Saudi warship returns to port after Yemen rebel attack
A Saudi warship targeted by Yemeni rebel "suicide" boats last week returned to its home port in Jeddah on Sunday, Saudi Arabia's national news agency said.
"The frigate, which was attacked by the Houthi militia while on patrol in the Red Sea, has returned to Jeddah as planned," the Saudi Press Agency reported.
Two Saudi sailors were killed and three others wounded in the attack launched on the battleship - dubbed al-Madinah - by rebel "suicide" boats off the Red Sea port of Hodeida.
The rebels claimed responsibility for the attack without specifying how the vessel was targeted.
"It was hit with precision after an accurate surveillance operation off the western coast," a rebel military official said in a statement.

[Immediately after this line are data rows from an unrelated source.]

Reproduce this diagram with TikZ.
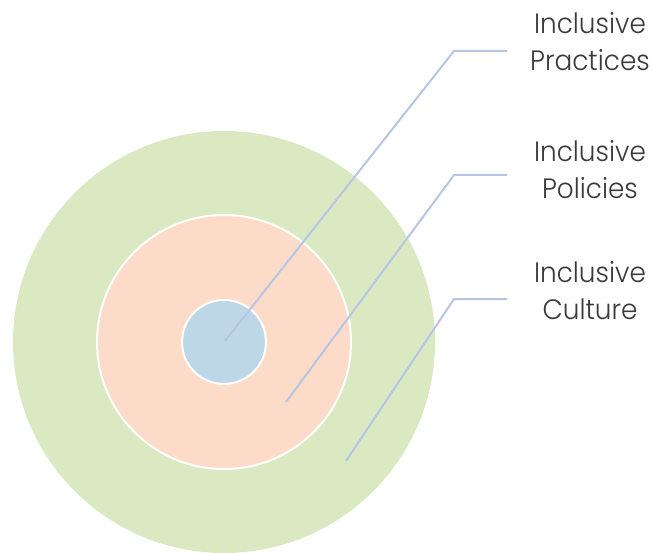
\documentclass[tikz,border=0pt]{standalone}
\usepackage{fontspec}
\setmainfont{Poppins}[UprightFont=* Light]
\definecolor{cgreen}{HTML}{DBE9C3}
\definecolor{corange}{HTML}{FCDCC8}
\definecolor{cblue}{HTML}{BDD7E7}
\definecolor{cline}{HTML}{B7C5E4}
\definecolor{ctext}{HTML}{3A3A3A}
\newcommand{\lbltext}[2]{\scalebox{0.94}[1]{\begin{tabular}{@{}c@{}}#1\\#2\end{tabular}}}
\begin{document}
\begin{tikzpicture}[x=1pt,y=-1pt,
  ring/.style={circle,draw=white,line width=2pt,inner sep=0pt},
  leader/.style={draw=cline,line width=2pt},
  lbl/.style={align=center,text=ctext,font=\fontsize{28}{37}\selectfont,inner sep=0pt}]
\useasboundingbox (0,0) rectangle (652,553);
\begin{scope}
\clip (0,0) rectangle (652,553);
\node[ring,fill=cgreen,draw=none,minimum size=422pt] (outer) at (224,342) {};
\node[ring,fill=corange,minimum size=254pt] (middle) at (224,342) {};
\node[ring,fill=cblue,minimum size=84pt] (inner) at (224,342) {};
\end{scope}
\coordinate (p1) at (225,341);
\coordinate (p2) at (286,402);
\coordinate (p3) at (346,461);
\coordinate (k1) at (454,51);
\coordinate (k2) at (454,175);
\coordinate (k3) at (454,299);
\coordinate (e1) at (507,51);
\coordinate (e2) at (507,175);
\coordinate (e3) at (507,299);
\draw[leader] (p1) -- (k1) -- (e1);
\draw[leader] (p2) -- (k2) -- (e2);
\draw[leader] (p3) -- (k3) -- (e3);
\node[lbl] (t1) at (590,45) {\lbltext{Inclusive}{Practices}};
\node[lbl] (t2) at (590,173) {\lbltext{Inclusive}{Policies}};
\node[lbl] (t3) at (590,294) {\lbltext{Inclusive}{Culture}};
\end{tikzpicture}
\end{document}
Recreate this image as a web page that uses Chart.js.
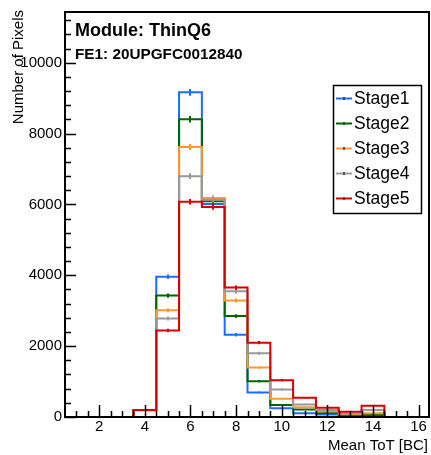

Saudi Arabia is leading an Arab coalition military campaign that launched against the Houthi rebels in March 2015 after the insurgents overran major cities, including the capital Sanaa and cities along the Red Sea coast.
More than 10,000 Yemenis have since been killed, most of them civilians, according to official UN figures, while some 3 million have been forced into displacement.
Meanwhile, at least 113 Saudis have been killed in skirmishes or rocket strikes along the border with Yemen since the coalition campaign began.
As a result of the attack, the United States deployed the USS Cole to the Bab al-Mandab strait connecting the Red Sea and the Indian Ocean, according to a US defence official.
In 2000, seventeen US military personnel were killed aboard the USS Cole in an al-Qaeda attack in the Yemeni port city of Aden.